The HDL particle composition determines its anti-tumor activity in pancreatic cancer

Abstract

AbstractDespite significant efforts in the last years to improve therapeutic options, pancreatic cancer remains a fatal disease and is expected to become the second leading cause of cancer-related deaths in the next decade. Late diagnosis and a complex, fibrotic tumor microenvironment produces a therapeutically hardly approachable situation with rapidly emerging resistance mechanisms. In response to this hostile microenvironment, previous research identified lipid metabolic pathways to be highly enriched in pancreatic ductal adenocarcinoma (PDAC) cells. Thereby, cholesterol uptake and synthesis was shown to promote a growth advantage to, and chemotherapy resistance for PDAC tumor cells. Here, we demonstrate that efficient, net-cholesterol removal from cancer cells, driven by high-density lipoprotein (HDL) mediated efflux, results in a significant PDAC cell growth reduction, apoptosis and a decreased PDAC tumor development in vivo.
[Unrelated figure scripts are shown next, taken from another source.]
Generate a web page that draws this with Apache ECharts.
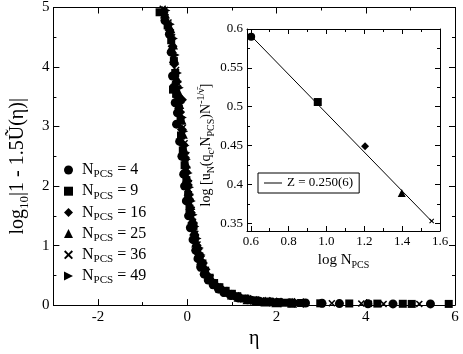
<!DOCTYPE html>
<html>
<head>
<meta charset="utf-8">
<script src="https://cdn.jsdelivr.net/npm/echarts@6/dist/echarts.min.js"></script>
<style>
  html, body { margin: 0; padding: 0; background: #fff; }
  #chart { width: 463px; height: 354px; }
</style>
</head>
<body>
<div id="chart"></div>
<script>
// main panel: [eta, log10|1 - 1.5U|] per N_PCS
const n4 = [[-0.5,4.78],[-0.4,4.55],[-0.36,4.25],[-0.33,3.85],[-0.3,3.66],[-0.27,3.4],[-0.22,3.23],[-0.24,3.04],[-0.17,2.75],[-0.12,2.5],[-0.08,2.2],[-0.06,2.0],[-0.02,1.75],[0.03,1.5],[0.07,1.3],[0.13,1.1],[0.19,0.92],[0.24,0.78],[0.3,0.64],[0.38,0.52],[0.47,0.42],[0.58,0.34],[0.7,0.27],[0.82,0.21],[0.98,0.16],[1.15,0.12],[1.35,0.09],[1.62,0.065],[1.9,0.05],[2.3,0.04],[2.65,0.035],[3.02,0.03],[3.41,0.025],[4.05,0.022],[4.61,0.02],[5.45,0.02]];
const n9 = [[-0.62,4.92],[-0.44,4.7],[-0.36,4.45],[-0.3,4.1],[-0.27,3.9],[-0.32,3.62],[-0.25,3.55],[-0.19,3.3],[-0.15,3.1],[-0.14,2.85],[-0.1,2.6],[-0.06,2.35],[-0.02,2.1],[0.02,1.85],[0.05,1.62],[0.14,1.33],[0.17,1.12],[0.22,0.95],[0.27,0.82],[0.34,0.7],[0.4,0.58],[0.5,0.46],[0.6,0.37],[0.72,0.3],[0.86,0.24],[1.0,0.19],[1.12,0.15],[1.3,0.11],[1.5,0.08],[1.78,0.06],[2.05,0.05],[2.21,0.04],[2.55,0.035],[2.98,0.03],[3.63,0.027],[4.26,0.025],[4.83,0.022],[5.03,0.02],[5.86,0.02]];
const n16 = [[-0.52,4.88],[-0.4,4.62],[-0.33,4.35],[-0.29,4.05],[-0.24,3.75],[-0.22,3.5],[-0.12,3.45],[-0.17,3.25],[-0.12,2.95],[-0.09,2.7],[-0.05,2.45],[-0.04,2.25],[0.01,2.02],[0.04,1.78],[0.08,1.55],[0.11,1.38],[0.16,1.18],[0.21,1.0],[0.26,0.86],[0.31,0.74],[0.37,0.62],[0.45,0.5],[0.55,0.4],[0.66,0.32],[0.78,0.26],[0.9,0.2],[1.05,0.16],[1.2,0.12],[1.42,0.09],[1.6,0.07],[1.85,0.055],[2.1,0.045],[2.4,0.04],[2.6,0.035]];
const n25 = [[-0.5,4.9],[-0.38,4.65],[-0.32,4.38],[-0.3,4.15],[-0.24,3.82],[-0.2,3.58],[-0.18,3.38],[-0.13,3.12],[-0.1,2.88],[-0.07,2.62],[-0.03,2.38],[0.0,2.15],[0.03,1.92],[0.07,1.68],[0.12,1.45],[0.16,1.25],[0.2,1.05],[0.26,0.88],[0.31,0.76],[0.36,0.65],[0.44,0.54],[0.53,0.44],[0.63,0.36],[0.74,0.29],[0.88,0.23],[1.0,0.18],[1.15,0.14],[1.35,0.1],[1.55,0.075],[1.75,0.06],[2.0,0.048],[2.35,0.04]];
const n36 = [[-0.55,4.98],[-0.5,4.96],[-0.42,4.75],[-0.34,4.5],[-0.31,4.28],[-0.25,3.95],[-0.2,3.72],[-0.17,3.46],[-0.13,3.2],[-0.1,2.98],[-0.06,2.72],[-0.02,2.52],[0.0,2.28],[0.04,2.05],[0.07,1.82],[0.1,1.6],[0.13,1.4],[0.18,1.2],[0.23,1.02],[0.27,0.9],[0.32,0.78],[0.38,0.66],[0.44,0.56],[0.52,0.46],[0.62,0.38],[0.72,0.31],[0.84,0.25],[0.97,0.2],[1.1,0.15],[1.25,0.12],[1.4,0.09],[1.65,0.07],[1.95,0.05],[2.25,0.04],[2.5,0.035],[3.24,0.03],[3.9,0.025],[4.07,0.022],[4.4,0.02],[5.2,0.02]];
const n49 = [[-0.48,4.95],[-0.38,4.72],[-0.31,4.48],[-0.27,4.2],[-0.22,3.9],[-0.18,3.65],[-0.15,3.4],[-0.11,3.15],[-0.08,2.92],[-0.05,2.68],[-0.02,2.45],[0.02,2.22],[0.05,1.98],[0.09,1.75],[0.13,1.52],[0.17,1.32],[0.22,1.12],[0.27,0.96],[0.31,0.84],[0.36,0.72],[0.42,0.6],[0.5,0.49],[0.6,0.4],[0.7,0.33],[0.8,0.27],[0.94,0.22],[1.08,0.17],[1.22,0.13],[1.38,0.1],[1.55,0.08],[1.8,0.06],[2.1,0.05],[2.45,0.04]];
const sizes = ['4', '9', '16', '25', '36', '49'];

// inset: log u_N(q_c) N^(-1/nu) vs log N
const logN = [0.602, 0.954, 1.204, 1.398, 1.556];
const logU = [0.590, 0.506, 0.449, 0.389, 0.353];
const fitX = [0.6, 1.56];
const fitY = [0.5915, 0.3515];

const etaTicks = [-2, 0, 2, 4, 6];
const etaMinor = [-1, 1, 3, 5];
const insetXTicks = [0.6, 0.8, 1.0, 1.2, 1.4, 1.6];
const insetXMinor = [0.7, 0.9, 1.1, 1.3, 1.5];
const insetYTicks = [0.35, 0.4, 0.45, 0.5, 0.55, 0.6];
const insetYMinor = [0.375, 0.425, 0.475, 0.525, 0.575];

const serif = "'Liberation Serif', 'Times New Roman', serif";
const cross = 'path://M0,1.5L1.5,0L5,3.5L8.5,0L10,1.5L6.5,5L10,8.5L8.5,10L5,6.5L1.5,10L0,8.5L3.5,5Z';
const rightTri = 'path://M0,0L10,5L0,10Z';
const symbols = ['circle', 'rect', 'diamond', 'triangle', cross, rightTri];
const symSizes = [9, 8, 10, 10, 7, 9];

const black = '#000';

// tick labels go through rich text so the serif face sticks
function serifLabel(size, fmt) {
  return {
    fontFamily: serif, fontSize: size, color: black,
    formatter: v => '{t|' + (fmt ? fmt(v) : v) + '}',
    rich: { t: { fontFamily: serif, fontSize: size, color: black } }
  };
}

function tickAxis(grid, pos, min, max, values, len, labels) {
  return {
    type: 'value', gridIndex: grid, position: pos, min: min, max: max, z: 4,
    axisLine: { show: !!labels || len > 4, onZero: false, lineStyle: { color: black, width: 1 } },
    axisTick: { show: true, inside: true, length: len, customValues: values, lineStyle: { color: black } },
    axisLabel: labels ? Object.assign({ customValues: values }, labels) : { show: false },
    splitLine: { show: false }
  };
}

const xMain = tickAxis(0, 'bottom', -3, 6, etaTicks, 6, Object.assign(serifLabel(15), { margin: 4 }));
Object.assign(xMain, {
  name: 'η', nameLocation: 'middle', nameGap: 23,
  nameTextStyle: { fontFamily: serif, fontSize: 20, color: black }
});

const xInset = tickAxis(1, 'bottom', 0.58, 1.6, insetXTicks, 5,
  Object.assign(serifLabel(13, v => v.toFixed(1)), { margin: 4 }));
Object.assign(xInset, {
  name: '{n|log N}{s|PCS}', nameLocation: 'middle', nameGap: 17,
  nameTextStyle: {
    fontFamily: serif, fontSize: 15, color: black,
    rich: {
      n: { fontFamily: serif, fontSize: 15, color: black, lineHeight: 20, verticalAlign: 'middle' },
      s: { fontFamily: serif, fontSize: 10, color: black, lineHeight: 10, verticalAlign: 'bottom' }
    }
  }
});

const yMainLeft = {
  type: 'value', gridIndex: 0, position: 'left', min: 0, max: 5, interval: 1,
  axisLine: { show: true, onZero: false, lineStyle: { color: black } },
  axisTick: { inside: true, length: 6, lineStyle: { color: black } },
  minorTick: { show: true, splitNumber: 2, length: 3, lineStyle: { color: black } },
  axisLabel: Object.assign(serifLabel(15), { margin: 4 }),
  splitLine: { show: false },
  name: '{n|log}{s|10}{n||1 - 1.5Ũ(η)|}', nameLocation: 'middle', nameGap: 16,
  nameTextStyle: {
    fontFamily: serif, fontSize: 20, color: black, padding: [0, 20, 0, 0],
    rich: {
      n: { fontFamily: serif, fontSize: 20, color: black, lineHeight: 26, verticalAlign: 'middle' },
      s: { fontFamily: serif, fontSize: 13, color: black, lineHeight: 14, verticalAlign: 'bottom' }
    }
  }
};
const yMainRight = Object.assign({}, yMainLeft, {
  position: 'right', axisLabel: { show: false }, name: ''
});

const yInset = tickAxis(1, 'left', 0.34, 0.6, insetYTicks, 5, Object.assign(serifLabel(13), { margin: 4 }));
Object.assign(yInset, {
  name: '{n|log [u}{s|N}{n|(q}{s|c}{n|,N}{s|PCS}{n|)N}{p|-1/ν̄}{n|]}',
  nameLocation: 'middle', nameGap: 19,
  nameTextStyle: {
    fontFamily: serif, fontSize: 14, color: black, padding: [0, 30, 0, 0],
    rich: {
      n: { fontFamily: serif, fontSize: 14, color: black, lineHeight: 20, verticalAlign: 'middle' },
      s: { fontFamily: serif, fontSize: 10, color: black, lineHeight: 10, verticalAlign: 'bottom' },
      p: { fontFamily: serif, fontSize: 10, color: black, lineHeight: 10, verticalAlign: 'top' }
    }
  }
});

const mainSeries = [n4, n9, n16, n25, n36, n49].map((d, i) => ({
  name: sizes[i], type: 'scatter', xAxisIndex: 0, yAxisIndex: 0,
  symbol: symbols[i], symbolSize: symSizes[i], data: d,
  itemStyle: { color: black, opacity: 1 }
}));

const insetSeries = [
  {
    name: 'inset', type: 'scatter', xAxisIndex: 4, yAxisIndex: 2, z: 5,
    data: logN.map((x, i) => ({ value: [x, logU[i]], symbol: symbols[i], symbolSize: i === 4 ? 5 : 8 })),
    itemStyle: { color: black, opacity: 1 }
  },
  {
    name: 'Z = 0.250(6)', type: 'line', xAxisIndex: 4, yAxisIndex: 2, z: 4,
    data: fitX.map((x, i) => [x, fitY[i]]), symbol: 'none',
    lineStyle: { color: black, width: 1 }, itemStyle: { color: black }
  }
];

const chart = echarts.init(document.getElementById('chart'), null, { renderer: 'canvas' });
chart.setOption({
  animation: false,
  backgroundColor: '#fff',
  textStyle: { fontFamily: serif, color: black },
  grid: [
    { left: 45, right: 8, top: 6, bottom: 38 },
    { left: 247, right: 23, top: 29, bottom: 123, show: true, backgroundColor: '#fff', borderWidth: 0, z: 1 }
  ],
  xAxis: [
    xMain,
    tickAxis(0, 'bottom', -3, 6, etaMinor, 3),
    tickAxis(0, 'top', -3, 6, etaTicks, 6),
    tickAxis(0, 'top', -3, 6, etaMinor, 3),
    xInset,
    tickAxis(1, 'bottom', 0.58, 1.6, insetXMinor, 3),
    tickAxis(1, 'top', 0.58, 1.6, insetXTicks, 5),
    tickAxis(1, 'top', 0.58, 1.6, insetXMinor, 3)
  ],
  yAxis: [
    yMainLeft,
    yMainRight,
    yInset,
    tickAxis(1, 'left', 0.34, 0.6, insetYMinor, 3),
    tickAxis(1, 'right', 0.34, 0.6, insetYTicks, 5),
    tickAxis(1, 'right', 0.34, 0.6, insetYMinor, 3)
  ],
  legend: [
    {
      data: sizes, orient: 'vertical', left: 59, top: 157,
      itemWidth: 9, itemHeight: 9, itemGap: 3.2, selectedMode: false,
      formatter: name => '{a|N}{s|PCS}{n| = ' + name + '}',
      textStyle: {
        color: black, fontFamily: serif, fontSize: 16,
        rich: {
          a: { fontFamily: serif, fontSize: 16, color: black, lineHeight: 20, verticalAlign: 'middle', padding: [0, 0, 0, 4] },
          n: { fontFamily: serif, fontSize: 16, color: black, lineHeight: 20, verticalAlign: 'middle' },
          s: { fontFamily: serif, fontSize: 11, color: black, lineHeight: 10, verticalAlign: 'bottom' }
        }
      }
    },
    {
      data: [{ name: 'Z = 0.250(6)', icon: 'rect' }], left: 258, top: 173, selectedMode: false,
      itemWidth: 18, itemHeight: 1, padding: [3, 6, 3, 6],
      borderColor: black, borderWidth: 1, backgroundColor: '#fff',
      textStyle: { color: black, fontFamily: serif, fontSize: 13, lineHeight: 14 }
    }
  ],
  series: mainSeries.concat(insetSeries)
});
</script>
</body>
</html>
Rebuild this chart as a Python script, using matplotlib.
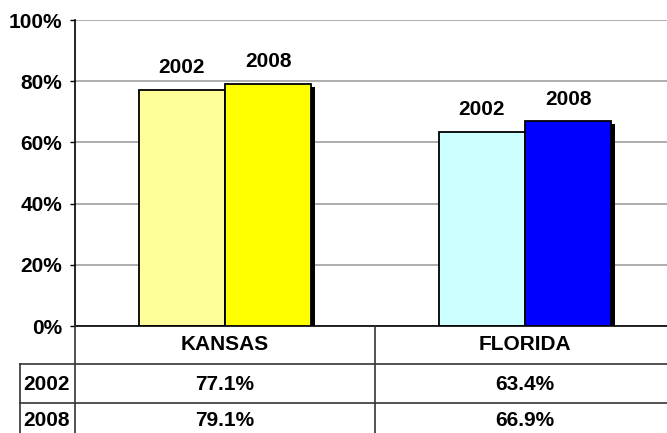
import matplotlib
matplotlib.use("Agg")
import matplotlib.pyplot as plt
import matplotlib.patheffects as pe
from matplotlib.lines import Line2D
from matplotlib.transforms import blended_transform_factory

categories = ["KANSAS", "FLORIDA"]
years = ["2002", "2008"]
values_2002 = [77.1, 63.4]
values_2008 = [79.1, 66.9]
colors_2002 = ["#FFFF99", "#CCFFFF"]
colors_2008 = ["#FFFF00", "#0000FF"]
yticks = [0, 20, 40, 60, 80, 100]

W, H = 667, 433
fig = plt.figure(figsize=(W / 100, H / 100), dpi=100)
plt.rcParams['font.family'] = ['Liberation Sans', 'DejaVu Sans']
FS = 15

# axes spans pixel x 75..675, y 20..326
ax = fig.add_axes([75 / W, (H - 326) / H, 600 / W, 306 / H])
ax.set_xlim(-0.5, 1.5)
ax.set_ylim(0, 100)

x = list(range(len(categories)))
bw = 0.287
off = 0.1435
ax.set_axisbelow(True)
ax.yaxis.grid(True, color="#a0a0a0", linewidth=1.2)
b1 = ax.bar([xi - off for xi in x], values_2002, width=bw, color=colors_2002,
            edgecolor="black", linewidth=1.3, zorder=2)
b2 = ax.bar([xi + off for xi in x], values_2008, width=bw, color=colors_2008,
            edgecolor="black", linewidth=1.3, zorder=3,
            path_effects=[pe.SimplePatchShadow(offset=(3, -2.2), shadow_rgbFace="black", alpha=1.0),
                          pe.Normal()])

for bars, yr in ((b1, years[0]), (b2, years[1])):
    for rect in bars:
        ax.annotate(yr, (rect.get_x() + rect.get_width() / 2, rect.get_height()),
                    xytext=(0, 16), textcoords="offset points", ha="center", va="center",
                    fontsize=FS, fontweight="bold")

ax.set_yticks(yticks)
ax.set_yticklabels([f"{t}%" for t in yticks], fontsize=FS, fontweight="bold")
ax.tick_params(axis="y", length=3.6, width=1, pad=5.5, color="black")
ax.set_xticks([])
for s in ["top", "right"]:
    ax.spines[s].set_visible(False)
ax.spines["left"].set_linewidth(1.2)
ax.spines["bottom"].set_linewidth(1.2)

# table below the axes, drawn in figure pixel coordinates
def fx(px):
    return px / W

def fy(py):
    return 1 - py / H

def line(x0, y0, x1, y1):
    fig.add_artist(Line2D([fx(x0), fx(x1)], [fy(y0), fy(y1)], color="#333333", linewidth=1.2))

line(75, 326, 75, 433)
line(375, 326, 375, 433)
line(20, 364, 667, 364)
line(20, 403, 667, 403)
line(20, 364, 20, 433)

tr = blended_transform_factory(ax.transData, fig.transFigure)
for xi, cat in zip(x, categories):
    fig.text(xi, fy(345), cat, transform=tr, ha="center", va="center",
             fontsize=FS, fontweight="bold")
rows = [values_2002, values_2008]
row_y = [384, 421]
for yr, vals, ry in zip(years, rows, row_y):
    fig.text(fx(47), fy(ry), yr, ha="center", va="center", fontsize=FS, fontweight="bold")
    for xi, v in zip(x, vals):
        fig.text(xi, fy(ry), f"{v:.1f}%", transform=tr, ha="center", va="center",
                 fontsize=FS, fontweight="bold")

fig.savefig("out.png", dpi=100)
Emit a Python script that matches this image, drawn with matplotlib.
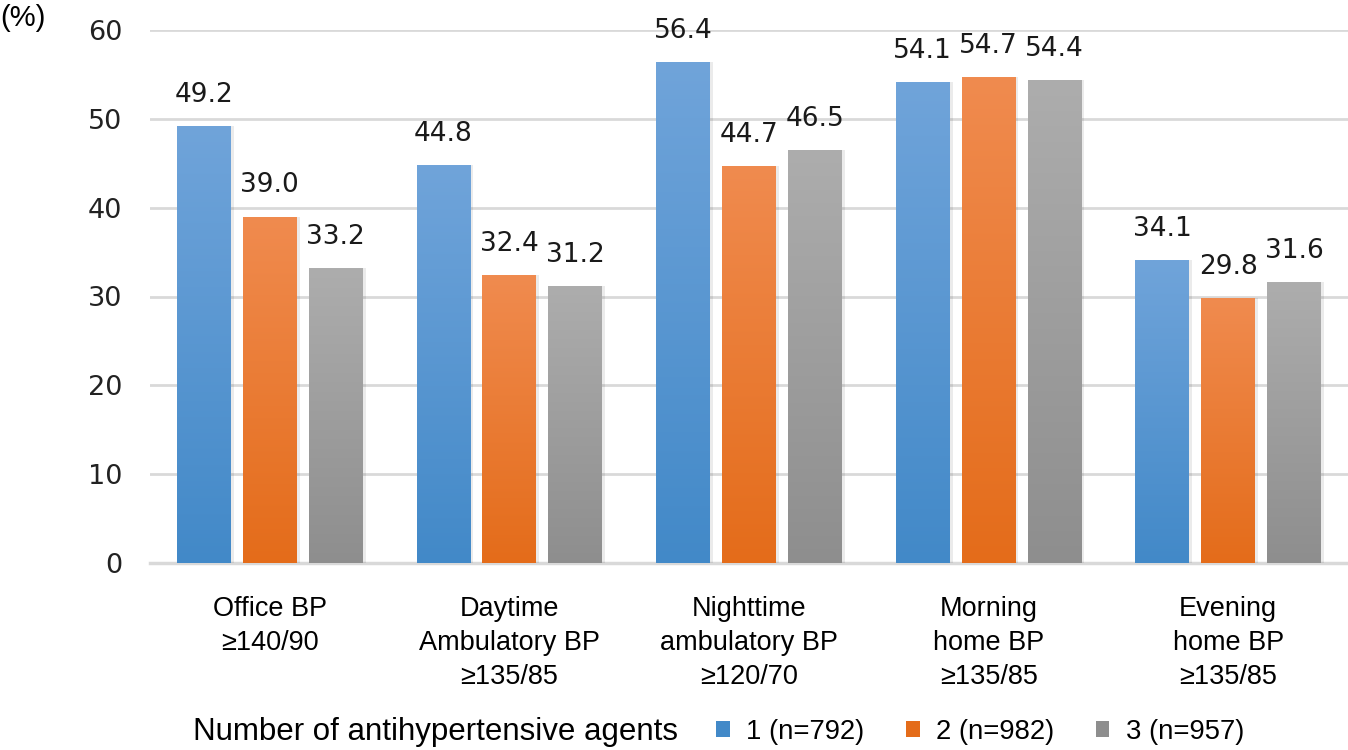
import numpy as np
import matplotlib
matplotlib.use("Agg")
import matplotlib.pyplot as plt
from matplotlib.colors import LinearSegmentedColormap
from matplotlib.patches import Patch

categories = [
    "Office BP\n≥140/90",
    "Daytime\nAmbulatory BP\n≥135/85",
    "Nighttime\nambulatory BP\n≥120/70",
    "Morning\nhome BP\n≥135/85",
    "Evening\nhome BP\n≥135/85",
]
series_names = ["1 (n=792)", "2 (n=982)", "3 (n=957)"]
agents_1 = [49.2, 44.8, 56.4, 54.1, 34.1]
agents_2 = [39.0, 32.4, 44.7, 54.7, 29.8]
agents_3 = [33.2, 31.2, 46.5, 54.4, 31.6]
yticks = [0, 10, 20, 30, 40, 50, 60]

# (top colour, bottom colour) for the gradient fills
gradients = [("#70a4da", "#4289c8"), ("#f08b4f", "#e46c1a"), ("#adadad", "#8e8e8e")]

fig = plt.figure(figsize=(13.48, 7.5), dpi=100)
ax = fig.add_axes([150 / 1348, 1 - 563 / 750, 1198 / 1348, 533 / 750])

x = np.arange(len(categories))
width = 0.225
pitch = 0.275
all_series = [agents_1, agents_2, agents_3]

for i, (vals, (c_top, c_bot)) in enumerate(zip(all_series, gradients)):
    pos = x + (i - 1) * pitch
    # soft shadow
    ax.bar(pos + 0.006, vals, width + 0.012, color="#000000", alpha=0.08, zorder=2)
    bars = ax.bar(pos, vals, width, color=c_top, zorder=3, linewidth=0)
    cmap = LinearSegmentedColormap.from_list(f"g{i}", [c_bot, c_top])
    grad = np.linspace(0, 1, 256).reshape(-1, 1)
    for b in bars:
        x0, y0 = b.get_x(), b.get_y()
        im = ax.imshow(grad, cmap=cmap, aspect="auto", origin="lower",
                       extent=(x0, x0 + b.get_width(), y0, y0 + b.get_height()),
                       zorder=4)
        im.set_clip_path(b)
    for p, v in zip(pos, vals):
        ax.annotate(f"{v:.1f}", (p, v), xytext=(0, 13), textcoords="offset points",
                    ha="center", va="bottom", fontsize=19, color="#1a1a1a",
                    family="DejaVu Sans")

ax.set_xlim(-0.5, len(categories) - 0.5)
ax.set_ylim(0, 60)
ax.set_yticks(yticks)
ax.set_yticklabels([str(t) for t in yticks], fontsize=19.5, color="#222222",
                   family="DejaVu Sans")
ax.set_xticks(x)
ax.set_xticklabels(categories, fontsize=19.5, family="Liberation Sans",
                   linespacing=1.38, va="top")
ax.tick_params(axis="y", length=0, pad=20)
ax.tick_params(axis="x", length=0, pad=24)
ax.yaxis.grid(True, color="#d9d9d9", linewidth=2, zorder=0)
ax.set_axisbelow(True)
for s in ["top", "right", "left"]:
    ax.spines[s].set_visible(False)
ax.spines["bottom"].set_color("#d9d9d9")
ax.spines["bottom"].set_linewidth(2.5)
ax.spines["bottom"].set_zorder(1)

fig.text(0, 1 - 18 / 750, "(%)", fontsize=21, family="Liberation Sans",
         va="center", ha="left")

fig.text(193 / 1348, 1 - 732 / 750, "Number of antihypertensive agents",
         fontsize=22.5, family="Liberation Sans", va="center", ha="left")
handles = [Patch(facecolor=c[1]) for c in gradients]
leg = fig.legend(handles, series_names, loc="center left",
                 bbox_to_anchor=(716 / 1348, 1 - 732 / 750), ncol=3,
                 frameon=False, prop={"family": "Liberation Sans", "size": 19.8},
                 handlelength=0.5, handleheight=0.5, handletextpad=0.6,
                 columnspacing=1.5, borderaxespad=0, borderpad=0)

fig.savefig("out.png", dpi=100)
This effect is driven by an HDL particle composition-dependent interaction with SR-B1 and ABCA1 on cancer cells, two major lipid flux receptors, which differentially regulate cholesterol transport at the plasma membrane. Eventually, we show that pancreatic cancer patients display reduced plasma levels of HDL-cholesterol, directly translating into a reduced cholesterol efflux capacity of patient-derived plasma samples. We conclude that cholesterol depletion from PDAC cells, together with possible interventions that shunt the import and endogenous synthesis pathways of cholesterol, might represent a promising strategy to increase and complement the currently available treatment options to improve the prognosis of patients suffering from PDAC.